Written problem
Reproduce the material exactly, omitting nothing.

Information shown
──────────
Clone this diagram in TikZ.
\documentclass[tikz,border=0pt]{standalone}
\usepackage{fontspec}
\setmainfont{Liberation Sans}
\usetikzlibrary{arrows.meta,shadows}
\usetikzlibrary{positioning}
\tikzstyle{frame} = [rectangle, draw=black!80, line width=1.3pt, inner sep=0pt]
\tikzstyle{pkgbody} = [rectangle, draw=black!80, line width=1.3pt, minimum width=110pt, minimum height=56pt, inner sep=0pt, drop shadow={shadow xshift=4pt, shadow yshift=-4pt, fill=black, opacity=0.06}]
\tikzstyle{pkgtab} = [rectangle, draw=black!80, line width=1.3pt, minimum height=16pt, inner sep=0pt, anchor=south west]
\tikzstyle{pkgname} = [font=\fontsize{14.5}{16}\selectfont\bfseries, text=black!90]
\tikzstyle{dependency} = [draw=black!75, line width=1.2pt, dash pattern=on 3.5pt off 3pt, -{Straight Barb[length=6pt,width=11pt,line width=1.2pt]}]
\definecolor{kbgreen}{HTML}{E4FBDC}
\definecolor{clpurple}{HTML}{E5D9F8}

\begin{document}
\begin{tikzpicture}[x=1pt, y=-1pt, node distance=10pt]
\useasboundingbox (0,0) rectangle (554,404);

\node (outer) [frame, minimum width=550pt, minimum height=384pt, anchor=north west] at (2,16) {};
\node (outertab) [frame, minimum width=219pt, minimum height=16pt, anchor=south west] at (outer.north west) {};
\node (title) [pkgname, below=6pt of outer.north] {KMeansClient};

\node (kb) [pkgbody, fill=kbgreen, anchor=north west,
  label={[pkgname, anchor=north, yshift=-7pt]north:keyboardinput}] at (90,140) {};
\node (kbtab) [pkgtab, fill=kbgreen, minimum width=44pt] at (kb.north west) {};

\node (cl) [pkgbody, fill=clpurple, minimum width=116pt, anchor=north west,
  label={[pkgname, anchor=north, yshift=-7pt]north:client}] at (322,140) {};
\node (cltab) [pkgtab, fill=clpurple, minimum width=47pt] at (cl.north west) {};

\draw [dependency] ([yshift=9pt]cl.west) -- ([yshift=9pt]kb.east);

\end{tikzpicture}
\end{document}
──────────
Solution for this problem
Clone this diagram in TikZ.
\documentclass[tikz,border=0pt]{standalone}
\usepackage{fontspec}
\setmainfont{Liberation Sans}
\usetikzlibrary{arrows.meta,shadows}
\usetikzlibrary{positioning}
\tikzstyle{frame} = [rectangle, draw=black!80, line width=1.3pt, inner sep=0pt]
\tikzstyle{pkgbody} = [rectangle, draw=black!80, line width=1.3pt, minimum width=110pt, minimum height=56pt, inner sep=0pt, drop shadow={shadow xshift=4pt, shadow yshift=-4pt, fill=black, opacity=0.06}]
\tikzstyle{pkgtab} = [rectangle, draw=black!80, line width=1.3pt, minimum height=16pt, inner sep=0pt, anchor=south west]
\tikzstyle{pkgname} = [font=\fontsize{14.5}{16}\selectfont\bfseries, text=black!90]
\tikzstyle{dependency} = [draw=black!75, line width=1.2pt, dash pattern=on 3.5pt off 3pt, -{Straight Barb[length=6pt,width=11pt,line width=1.2pt]}]
\definecolor{kbgreen}{HTML}{E4FBDC}
\definecolor{clpurple}{HTML}{E5D9F8}

\begin{document}
\begin{tikzpicture}[x=1pt, y=-1pt, node distance=10pt]
\useasboundingbox (0,0) rectangle (554,404);

\node (outer) [frame, minimum width=550pt, minimum height=384pt, anchor=north west] at (2,16) {};
\node (outertab) [frame, minimum width=219pt, minimum height=16pt, anchor=south west] at (outer.north west) {};
\node (title) [pkgname, below=6pt of outer.north] {KMeansClient};

\node (kb) [pkgbody, fill=kbgreen, anchor=north west,
  label={[pkgname, anchor=north, yshift=-7pt]north:keyboardinput}] at (90,140) {};
\node (kbtab) [pkgtab, fill=kbgreen, minimum width=44pt] at (kb.north west) {};

\node (cl) [pkgbody, fill=clpurple, minimum width=116pt, anchor=north west,
  label={[pkgname, anchor=north, yshift=-7pt]north:client}] at (322,140) {};
\node (cltab) [pkgtab, fill=clpurple, minimum width=47pt] at (cl.north west) {};

\draw [dependency] ([yshift=9pt]cl.west) -- ([yshift=9pt]kb.east);

\end{tikzpicture}
\end{document}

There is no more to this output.